▶ **Your goal**
Extract the full listing verbatim and drop any pictures from your copy.

## Start

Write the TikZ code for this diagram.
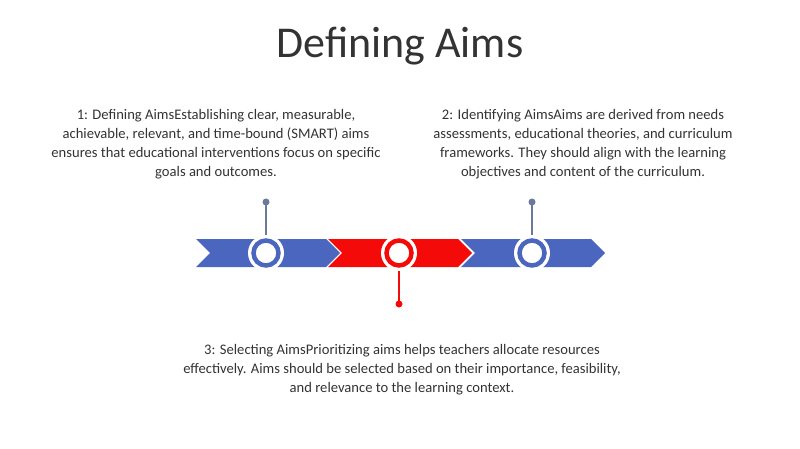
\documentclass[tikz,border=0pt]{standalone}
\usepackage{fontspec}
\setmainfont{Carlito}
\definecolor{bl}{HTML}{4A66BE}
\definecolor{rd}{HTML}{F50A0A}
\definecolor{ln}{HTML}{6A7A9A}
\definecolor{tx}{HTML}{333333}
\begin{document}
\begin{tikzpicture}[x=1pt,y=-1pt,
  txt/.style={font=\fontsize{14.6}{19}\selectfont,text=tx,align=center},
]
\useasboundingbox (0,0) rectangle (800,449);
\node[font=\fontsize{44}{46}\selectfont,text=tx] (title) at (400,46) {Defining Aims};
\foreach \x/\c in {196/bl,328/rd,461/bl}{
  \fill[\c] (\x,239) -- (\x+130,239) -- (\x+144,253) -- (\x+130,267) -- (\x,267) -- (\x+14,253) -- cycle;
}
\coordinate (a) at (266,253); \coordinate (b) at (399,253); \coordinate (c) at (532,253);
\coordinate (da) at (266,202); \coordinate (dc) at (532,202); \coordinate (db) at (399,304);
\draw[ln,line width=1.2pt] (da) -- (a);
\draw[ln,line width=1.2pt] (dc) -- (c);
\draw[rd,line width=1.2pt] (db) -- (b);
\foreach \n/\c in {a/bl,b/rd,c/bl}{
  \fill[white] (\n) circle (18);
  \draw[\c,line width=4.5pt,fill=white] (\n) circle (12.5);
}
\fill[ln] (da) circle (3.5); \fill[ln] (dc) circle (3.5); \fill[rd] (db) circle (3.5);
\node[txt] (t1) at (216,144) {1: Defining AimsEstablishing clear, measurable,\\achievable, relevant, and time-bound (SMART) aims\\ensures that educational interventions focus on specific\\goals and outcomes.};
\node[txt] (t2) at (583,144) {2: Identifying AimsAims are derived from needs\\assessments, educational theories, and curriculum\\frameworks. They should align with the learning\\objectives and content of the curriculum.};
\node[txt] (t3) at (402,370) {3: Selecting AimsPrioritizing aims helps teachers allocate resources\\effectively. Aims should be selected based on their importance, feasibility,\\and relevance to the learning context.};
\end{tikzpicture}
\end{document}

## End

▶ **Result**
Write the TikZ code for this diagram.
\documentclass[tikz,border=0pt]{standalone}
\usepackage{fontspec}
\setmainfont{Carlito}
\definecolor{bl}{HTML}{4A66BE}
\definecolor{rd}{HTML}{F50A0A}
\definecolor{ln}{HTML}{6A7A9A}
\definecolor{tx}{HTML}{333333}
\begin{document}
\begin{tikzpicture}[x=1pt,y=-1pt,
  txt/.style={font=\fontsize{14.6}{19}\selectfont,text=tx,align=center},
]
\useasboundingbox (0,0) rectangle (800,449);
\node[font=\fontsize{44}{46}\selectfont,text=tx] (title) at (400,46) {Defining Aims};
\foreach \x/\c in {196/bl,328/rd,461/bl}{
  \fill[\c] (\x,239) -- (\x+130,239) -- (\x+144,253) -- (\x+130,267) -- (\x,267) -- (\x+14,253) -- cycle;
}
\coordinate (a) at (266,253); \coordinate (b) at (399,253); \coordinate (c) at (532,253);
\coordinate (da) at (266,202); \coordinate (dc) at (532,202); \coordinate (db) at (399,304);
\draw[ln,line width=1.2pt] (da) -- (a);
\draw[ln,line width=1.2pt] (dc) -- (c);
\draw[rd,line width=1.2pt] (db) -- (b);
\foreach \n/\c in {a/bl,b/rd,c/bl}{
  \fill[white] (\n) circle (18);
  \draw[\c,line width=4.5pt,fill=white] (\n) circle (12.5);
}
\fill[ln] (da) circle (3.5); \fill[ln] (dc) circle (3.5); \fill[rd] (db) circle (3.5);
\node[txt] (t1) at (216,144) {1: Defining AimsEstablishing clear, measurable,\\achievable, relevant, and time-bound (SMART) aims\\ensures that educational interventions focus on specific\\goals and outcomes.};
\node[txt] (t2) at (583,144) {2: Identifying AimsAims are derived from needs\\assessments, educational theories, and curriculum\\frameworks. They should align with the learning\\objectives and content of the curriculum.};
\node[txt] (t3) at (402,370) {3: Selecting AimsPrioritizing aims helps teachers allocate resources\\effectively. Aims should be selected based on their importance, feasibility,\\and relevance to the learning context.};
\end{tikzpicture}
\end{document}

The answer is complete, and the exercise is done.